### Directive
Start at the line that contains "Reproduce this chart with Chart.js.", stop at the line that contains "var yTicks = [70, 75, 80, 85, 90, 95];", and repeat every line in that span, those two included, with no pictures.

### Material for this exercise
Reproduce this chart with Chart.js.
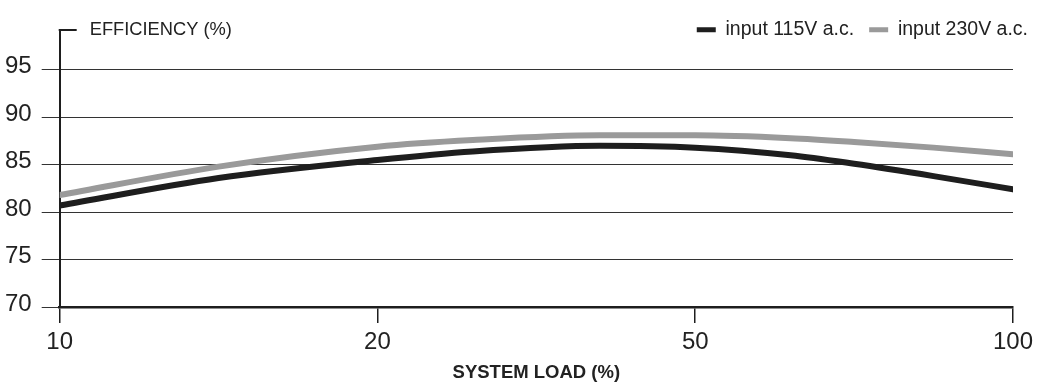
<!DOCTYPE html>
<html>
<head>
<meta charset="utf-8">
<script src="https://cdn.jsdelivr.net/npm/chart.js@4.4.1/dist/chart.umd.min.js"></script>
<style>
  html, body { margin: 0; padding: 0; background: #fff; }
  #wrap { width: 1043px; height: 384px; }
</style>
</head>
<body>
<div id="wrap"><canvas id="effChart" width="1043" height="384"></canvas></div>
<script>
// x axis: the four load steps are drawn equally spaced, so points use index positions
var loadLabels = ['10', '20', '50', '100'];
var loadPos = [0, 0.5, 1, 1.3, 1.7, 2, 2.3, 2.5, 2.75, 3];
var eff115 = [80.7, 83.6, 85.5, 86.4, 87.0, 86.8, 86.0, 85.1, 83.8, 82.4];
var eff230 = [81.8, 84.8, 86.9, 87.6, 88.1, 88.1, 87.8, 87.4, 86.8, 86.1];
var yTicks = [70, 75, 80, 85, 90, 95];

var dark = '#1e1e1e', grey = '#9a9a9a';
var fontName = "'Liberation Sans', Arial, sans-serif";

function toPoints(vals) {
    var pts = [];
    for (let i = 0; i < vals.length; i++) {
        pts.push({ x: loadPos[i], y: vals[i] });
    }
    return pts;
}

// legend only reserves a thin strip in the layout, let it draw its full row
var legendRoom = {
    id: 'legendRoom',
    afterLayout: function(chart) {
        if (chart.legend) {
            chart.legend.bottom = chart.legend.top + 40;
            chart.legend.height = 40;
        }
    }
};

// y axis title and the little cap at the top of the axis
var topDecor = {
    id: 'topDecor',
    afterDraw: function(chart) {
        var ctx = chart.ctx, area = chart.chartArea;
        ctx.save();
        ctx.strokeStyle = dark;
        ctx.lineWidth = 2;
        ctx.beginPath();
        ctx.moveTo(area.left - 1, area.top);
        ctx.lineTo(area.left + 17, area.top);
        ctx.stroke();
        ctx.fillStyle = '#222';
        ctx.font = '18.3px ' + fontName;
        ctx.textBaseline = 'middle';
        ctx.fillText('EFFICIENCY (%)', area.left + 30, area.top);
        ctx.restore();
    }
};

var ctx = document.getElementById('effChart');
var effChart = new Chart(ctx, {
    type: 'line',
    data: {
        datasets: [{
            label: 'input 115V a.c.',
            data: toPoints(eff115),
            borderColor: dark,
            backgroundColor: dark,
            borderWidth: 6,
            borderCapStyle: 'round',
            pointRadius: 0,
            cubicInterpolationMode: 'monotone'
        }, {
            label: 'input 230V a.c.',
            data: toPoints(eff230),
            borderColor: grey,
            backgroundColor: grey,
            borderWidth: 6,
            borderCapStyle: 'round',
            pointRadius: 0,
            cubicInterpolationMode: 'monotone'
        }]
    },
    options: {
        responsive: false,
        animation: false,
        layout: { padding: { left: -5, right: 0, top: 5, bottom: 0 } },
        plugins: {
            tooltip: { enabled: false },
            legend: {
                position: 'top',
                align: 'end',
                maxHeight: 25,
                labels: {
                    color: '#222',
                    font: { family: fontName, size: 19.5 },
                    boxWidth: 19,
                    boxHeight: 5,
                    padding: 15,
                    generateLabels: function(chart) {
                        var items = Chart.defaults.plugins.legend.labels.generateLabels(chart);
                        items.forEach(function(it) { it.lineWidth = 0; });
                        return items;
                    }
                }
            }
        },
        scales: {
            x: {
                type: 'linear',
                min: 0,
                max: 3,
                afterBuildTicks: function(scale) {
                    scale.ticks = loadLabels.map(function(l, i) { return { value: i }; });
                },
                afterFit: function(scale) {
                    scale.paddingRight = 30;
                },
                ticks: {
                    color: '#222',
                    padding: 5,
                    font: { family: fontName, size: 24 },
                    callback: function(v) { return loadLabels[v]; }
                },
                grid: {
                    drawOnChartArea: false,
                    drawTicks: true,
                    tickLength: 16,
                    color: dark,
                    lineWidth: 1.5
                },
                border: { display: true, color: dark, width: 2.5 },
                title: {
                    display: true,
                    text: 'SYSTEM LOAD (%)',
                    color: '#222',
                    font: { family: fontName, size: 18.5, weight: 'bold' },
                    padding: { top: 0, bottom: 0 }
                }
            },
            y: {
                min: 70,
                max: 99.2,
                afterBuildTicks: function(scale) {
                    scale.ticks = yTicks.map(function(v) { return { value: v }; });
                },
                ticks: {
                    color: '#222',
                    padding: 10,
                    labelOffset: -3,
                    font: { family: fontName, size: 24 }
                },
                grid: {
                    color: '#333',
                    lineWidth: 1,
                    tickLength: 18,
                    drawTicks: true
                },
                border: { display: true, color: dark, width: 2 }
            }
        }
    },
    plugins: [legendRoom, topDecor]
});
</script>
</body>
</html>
...
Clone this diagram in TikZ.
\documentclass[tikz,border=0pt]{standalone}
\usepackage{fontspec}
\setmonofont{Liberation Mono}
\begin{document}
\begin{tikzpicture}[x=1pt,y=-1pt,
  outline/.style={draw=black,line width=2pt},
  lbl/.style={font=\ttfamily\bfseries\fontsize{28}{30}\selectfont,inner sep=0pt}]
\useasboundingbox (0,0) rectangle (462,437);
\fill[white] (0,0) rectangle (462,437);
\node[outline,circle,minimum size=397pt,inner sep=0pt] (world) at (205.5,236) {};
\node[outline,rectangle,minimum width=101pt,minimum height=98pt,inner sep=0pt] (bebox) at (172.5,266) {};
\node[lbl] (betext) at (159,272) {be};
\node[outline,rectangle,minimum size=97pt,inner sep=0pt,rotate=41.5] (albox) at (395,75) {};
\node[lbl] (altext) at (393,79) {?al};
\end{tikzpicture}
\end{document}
* * *
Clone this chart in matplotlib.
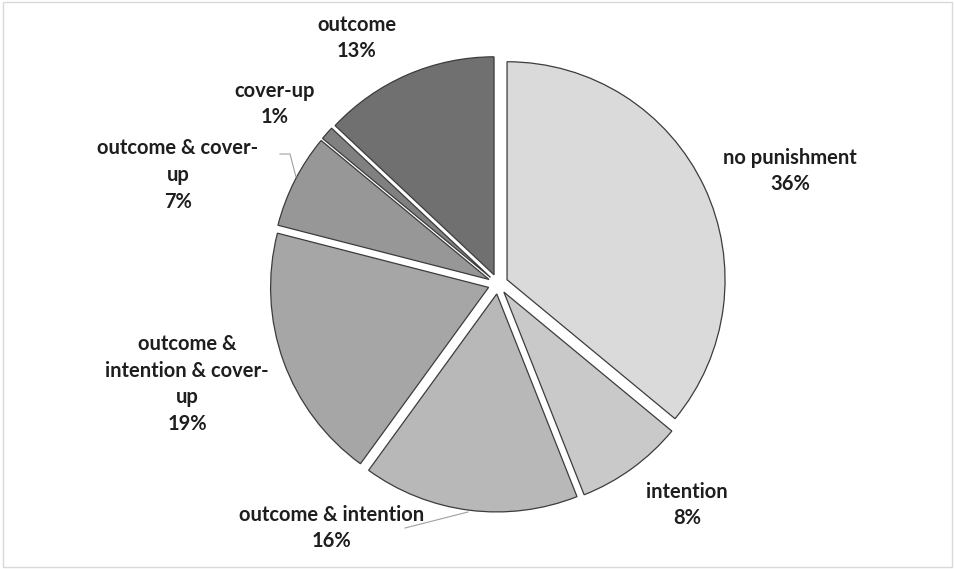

### Full output
Reproduce this chart with Chart.js.
<!DOCTYPE html>
<html>
<head>
<meta charset="utf-8">
<script src="https://cdn.jsdelivr.net/npm/chart.js@4.4.1/dist/chart.umd.min.js"></script>
<style>
  html, body { margin: 0; padding: 0; background: #fff; }
  #wrap { width: 1043px; height: 384px; }
</style>
</head>
<body>
<div id="wrap"><canvas id="effChart" width="1043" height="384"></canvas></div>
<script>
// x axis: the four load steps are drawn equally spaced, so points use index positions
var loadLabels = ['10', '20', '50', '100'];
var loadPos = [0, 0.5, 1, 1.3, 1.7, 2, 2.3, 2.5, 2.75, 3];
var eff115 = [80.7, 83.6, 85.5, 86.4, 87.0, 86.8, 86.0, 85.1, 83.8, 82.4];
var eff230 = [81.8, 84.8, 86.9, 87.6, 88.1, 88.1, 87.8, 87.4, 86.8, 86.1];
var yTicks = [70, 75, 80, 85, 90, 95];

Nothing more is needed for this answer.